Iran war hits housing market


The Iran war appears to have already hit the housing market during March.

The latest Halifax House Price Index shows average UK prices fell 0.5% between February and March, while annual growth slowed from 1.2% to 0.8%.

This put average UK house prices at £299,677.

Amanda Bryden, head of mortgages, Halifax, said: “The recent slowdown in the housing market reflects the wide uncertainty regarding the conflict in the Middle East. 

“Concerns about higher energy prices have pushed up inflation expectations, which in turn led to a rise in mortgage rates, reducing confidence that interest rates will be cut this year and dampening the initial momentum in the market seen at the start of the year.”

Bryden suggested that the effect on house prices will largely depend on how long‑lasting these pressures prove to be and the wider implications for the economy and unemployment. 

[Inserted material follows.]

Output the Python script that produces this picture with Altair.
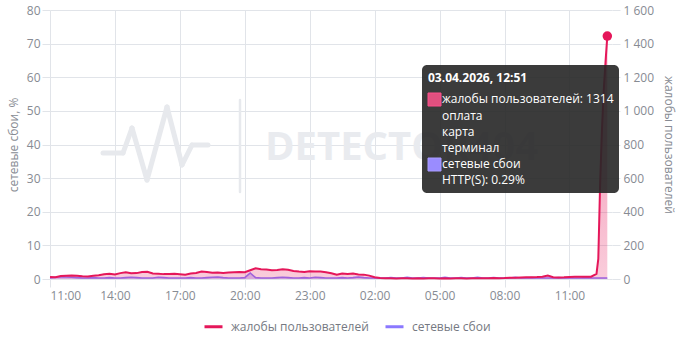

She added: “Mortgage rates are a key factor for buyers, particularly those getting on the ladder for the first time, who are already balancing the challenge of saving a deposit, with the cost of borrowing.

“As a result, many are likely to watch movements in mortgage rates closely, before making a decision on any home purchase. In this environment, professional advice can play an important role in helping people understand their options and make informed decisions that are right for their individual circumstances.

“However, the recent increase in UK mortgage rates has been more modest than the sharp rises seen during the mini Budget of 2022. Further, many households will already be on fixed deals, protecting them from the latest rate rises. Taking all this into account, house prices may prove resilient, even if uncertainty weighs on market activity in the near term.” 

Commenting on the index, Iain McKenzie, chief executive of The Guild of Property Professionals, said : “The marginal decline in house prices reflects the cautious mood that is beginning to take hold among some buyers. With borrowing costs rising and inflation remaining stubbornly above target, many households are reassessing their budgets and delaying decisions.

“At the same time, the supply of homes for sale has reached an 11-year high, intensifying competition among sellers. In this environment, pricing strategy is absolutely critical, as overpricing is far more likely to result in prolonged time on the market or price reductions.

“That said, the picture is far from one of collapse. Sales agreed remain relatively stable and transaction levels had been improving earlier in the year, indicating there is still a core of committed buyers. While forecasts still suggest modest growth over the medium term, the risk of weaker-than-expected performance has increased as economic uncertainty builds.”

Nathan Emerson, chief executive of Propertymark, added: “We are at an important intersection where we must clearly acknowledge future challenges ahead. We started the year with positivity in terms of seeing an uplift in the average number of viewings per available property, coupled with general consumer positivity regarding affordability.

“However, a lot has changed in a short space of time, with numerous sub 4% mortgage deals being withdrawn over the last few weeks as the wider economy adjusts to potential uncertainties.

“Inflation is expected to increase over the coming months and this is likely to have an immediate effect on consumer affordability. The rate of inflation will also play intense influence on the Bank of England regarding base rate decisions over the forthcoming months too. In addition, we are also due to see OFGEM make their next decision regarding energy price caps late next month, which again should be highly considered regarding household affordability as the year plays out.”